> **DIRECTION**
Without the images, write out the whole listing exactly.

> **SOURCE MATERIAL**

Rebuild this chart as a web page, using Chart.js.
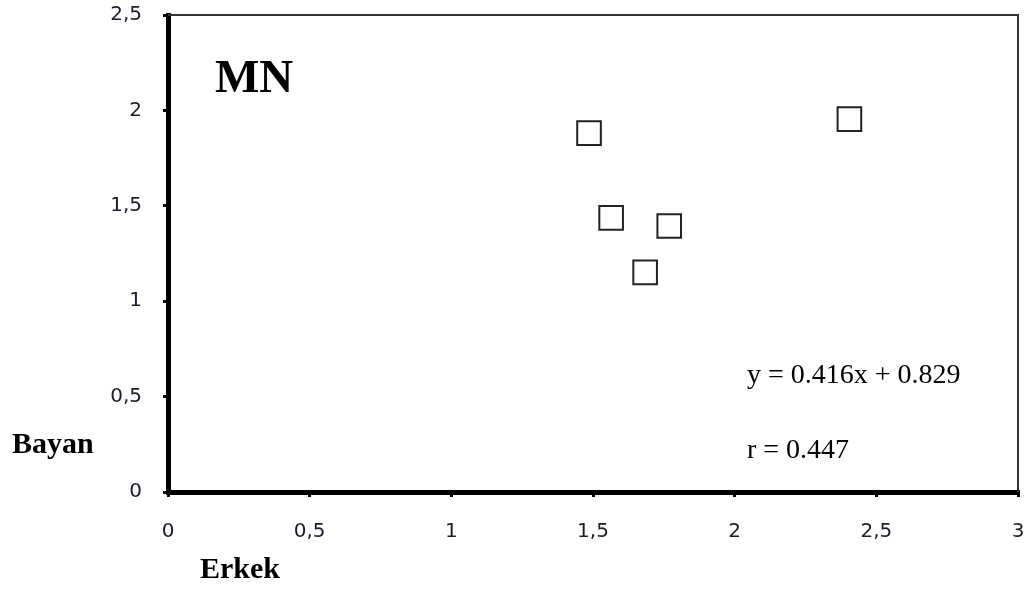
<!DOCTYPE html>
<html>
<head>
<meta charset="utf-8">
<script src="https://cdn.jsdelivr.net/npm/chart.js@4/dist/chart.umd.min.js"></script>
<style>
    html, body { margin: 0; padding: 0; background: #fff; }
    #wrap { width: 1032px; height: 592px; }
</style>
</head>
<body>
<div id="wrap"><canvas id="mnChart" width="1032" height="592"></canvas></div>
<script>
// values
const erkek = [1.486, 1.564, 1.684, 1.769, 2.405];
const bayan = [1.881, 1.437, 1.151, 1.394, 1.954];
const xTickLabels = ['0', '0,5', '1', '1,5', '2', '2,5', '3'];
const yTickLabels = ['0', '0,5', '1', '1,5', '2', '2,5'];
const chartTitle = 'MN';
const equationText = 'y = 0.416x + 0.829';
const rText = 'r = 0.447';
const xTitle = 'Erkek';
const yTitle = 'Bayan';

document.addEventListener('DOMContentLoaded', function () {
    const points = erkek.map(function (x, i) {
        return { x: x, y: bayan[i] };
    });

    // thin frame on top and right, plus the texts
    const extras = {
        id: 'extras',
        afterDraw: function (chart) {
            const ctx = chart.ctx;
            const a = chart.chartArea;
            ctx.save();
            ctx.strokeStyle = '#333';
            ctx.lineWidth = 2;
            ctx.beginPath();
            ctx.moveTo(a.left, a.top);
            ctx.lineTo(a.right, a.top);
            ctx.lineTo(a.right, a.bottom);
            ctx.stroke();

            ctx.fillStyle = '#000';
            ctx.textBaseline = 'alphabetic';
            ctx.textAlign = 'left';
            ctx.font = 'bold 47px "Liberation Serif", serif';
            ctx.fillText(chartTitle, a.left + 47, a.top + 77);

            ctx.font = '28px "Liberation Serif", serif';
            ctx.fillText(equationText, a.left + 579, a.top + 368);
            ctx.fillText(rText, a.left + 579, a.top + 443);

            ctx.font = 'bold 30px "Liberation Serif", serif';
            ctx.fillText(yTitle, 12, a.bottom - 39);
            ctx.fillText(xTitle, a.left + 32, a.bottom + 86);
            ctx.restore();
        },
    };

    new Chart(document.getElementById('mnChart'), {
        type: 'scatter',
        data: {
            datasets: [
                {
                    data: points,
                    pointStyle: 'rect',
                    pointRadius: 16.7,
                    pointHoverRadius: 16.7,
                    backgroundColor: 'rgba(255, 255, 255, 0)',
                    borderColor: '#222',
                    borderWidth: 2,
                },
            ],
        },
        options: {
            responsive: false,
            animation: false,
            devicePixelRatio: 1,
            layout: { autoPadding: false, padding: { top: 15, right: 14, left: 0, bottom: 0 } },
            plugins: {
                legend: { display: false },
                tooltip: { enabled: false },
            },
            scales: {
                x: {
                    type: 'linear',
                    min: 0,
                    max: 3,
                    afterFit: function (scale) {
                        scale.height = 100;
                        scale.paddingLeft = 0;
                        scale.paddingRight = 0;
                    },
                    border: { color: '#000', width: 5 },
                    grid: { drawOnChartArea: false, drawTicks: true, tickLength: 5, color: '#000', lineWidth: 3 },
                    ticks: {
                        stepSize: 0.5,
                        padding: 23,
                        maxRotation: 0,
                        color: '#1c1c2c',
                        font: { family: 'DejaVu Sans', size: 20 },
                        callback: function (v) { return xTickLabels[Math.round(v / 0.5)]; },
                    },
                },
                y: {
                    type: 'linear',
                    min: 0,
                    max: 2.5,
                    afterFit: function (scale) {
                        scale.width = 168;
                        scale.paddingTop = 0;
                        scale.paddingBottom = 0;
                    },
                    border: { color: '#000', width: 5 },
                    grid: { drawOnChartArea: false, drawTicks: true, tickLength: 5, color: '#000', lineWidth: 3 },
                    ticks: {
                        stepSize: 0.5,
                        padding: 21,
                        color: '#1c1c2c',
                        font: { family: 'DejaVu Sans', size: 20 },
                        callback: function (v) { return yTickLabels[Math.round(v / 0.5)]; },
                    },
                },
            },
        },
        plugins: [extras],
    });
});
</script>
</body>
</html>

> **RESPONSE FOR THIS EXERCISE**
Rebuild this chart as a web page, using Chart.js.
<!DOCTYPE html>
<html>
<head>
<meta charset="utf-8">
<script src="https://cdn.jsdelivr.net/npm/chart.js@4/dist/chart.umd.min.js"></script>
<style>
    html, body { margin: 0; padding: 0; background: #fff; }
    #wrap { width: 1032px; height: 592px; }
</style>
</head>
<body>
<div id="wrap"><canvas id="mnChart" width="1032" height="592"></canvas></div>
<script>
// values
const erkek = [1.486, 1.564, 1.684, 1.769, 2.405];
const bayan = [1.881, 1.437, 1.151, 1.394, 1.954];
const xTickLabels = ['0', '0,5', '1', '1,5', '2', '2,5', '3'];
const yTickLabels = ['0', '0,5', '1', '1,5', '2', '2,5'];
const chartTitle = 'MN';
const equationText = 'y = 0.416x + 0.829';
const rText = 'r = 0.447';
const xTitle = 'Erkek';
const yTitle = 'Bayan';

document.addEventListener('DOMContentLoaded', function () {
    const points = erkek.map(function (x, i) {
        return { x: x, y: bayan[i] };
    });

    // thin frame on top and right, plus the texts
    const extras = {
        id: 'extras',
        afterDraw: function (chart) {
            const ctx = chart.ctx;
            const a = chart.chartArea;
            ctx.save();
            ctx.strokeStyle = '#333';
            ctx.lineWidth = 2;
            ctx.beginPath();
            ctx.moveTo(a.left, a.top);
            ctx.lineTo(a.right, a.top);
            ctx.lineTo(a.right, a.bottom);
            ctx.stroke();

            ctx.fillStyle = '#000';
            ctx.textBaseline = 'alphabetic';
            ctx.textAlign = 'left';
            ctx.font = 'bold 47px "Liberation Serif", serif';
            ctx.fillText(chartTitle, a.left + 47, a.top + 77);

            ctx.font = '28px "Liberation Serif", serif';
            ctx.fillText(equationText, a.left + 579, a.top + 368);
            ctx.fillText(rText, a.left + 579, a.top + 443);

            ctx.font = 'bold 30px "Liberation Serif", serif';
            ctx.fillText(yTitle, 12, a.bottom - 39);
            ctx.fillText(xTitle, a.left + 32, a.bottom + 86);
            ctx.restore();
        },
    };

    new Chart(document.getElementById('mnChart'), {
        type: 'scatter',
        data: {
            datasets: [
                {
                    data: points,
                    pointStyle: 'rect',
                    pointRadius: 16.7,
                    pointHoverRadius: 16.7,
                    backgroundColor: 'rgba(255, 255, 255, 0)',
                    borderColor: '#222',
                    borderWidth: 2,
                },
            ],
        },
        options: {
            responsive: false,
            animation: false,
            devicePixelRatio: 1,
            layout: { autoPadding: false, padding: { top: 15, right: 14, left: 0, bottom: 0 } },
            plugins: {
                legend: { display: false },
                tooltip: { enabled: false },
            },
            scales: {
                x: {
                    type: 'linear',
                    min: 0,
                    max: 3,
                    afterFit: function (scale) {
                        scale.height = 100;
                        scale.paddingLeft = 0;
                        scale.paddingRight = 0;
                    },
                    border: { color: '#000', width: 5 },
                    grid: { drawOnChartArea: false, drawTicks: true, tickLength: 5, color: '#000', lineWidth: 3 },
                    ticks: {
                        stepSize: 0.5,
                        padding: 23,
                        maxRotation: 0,
                        color: '#1c1c2c',
                        font: { family: 'DejaVu Sans', size: 20 },
                        callback: function (v) { return xTickLabels[Math.round(v / 0.5)]; },
                    },
                },
                y: {
                    type: 'linear',
                    min: 0,
                    max: 2.5,
                    afterFit: function (scale) {
                        scale.width = 168;
                        scale.paddingTop = 0;
                        scale.paddingBottom = 0;
                    },
                    border: { color: '#000', width: 5 },
                    grid: { drawOnChartArea: false, drawTicks: true, tickLength: 5, color: '#000', lineWidth: 3 },
                    ticks: {
                        stepSize: 0.5,
                        padding: 21,
                        color: '#1c1c2c',
                        font: { family: 'DejaVu Sans', size: 20 },
                        callback: function (v) { return yTickLabels[Math.round(v / 0.5)]; },
                    },
                },
            },
        },
        plugins: [extras],
    });
});
</script>
</body>
</html>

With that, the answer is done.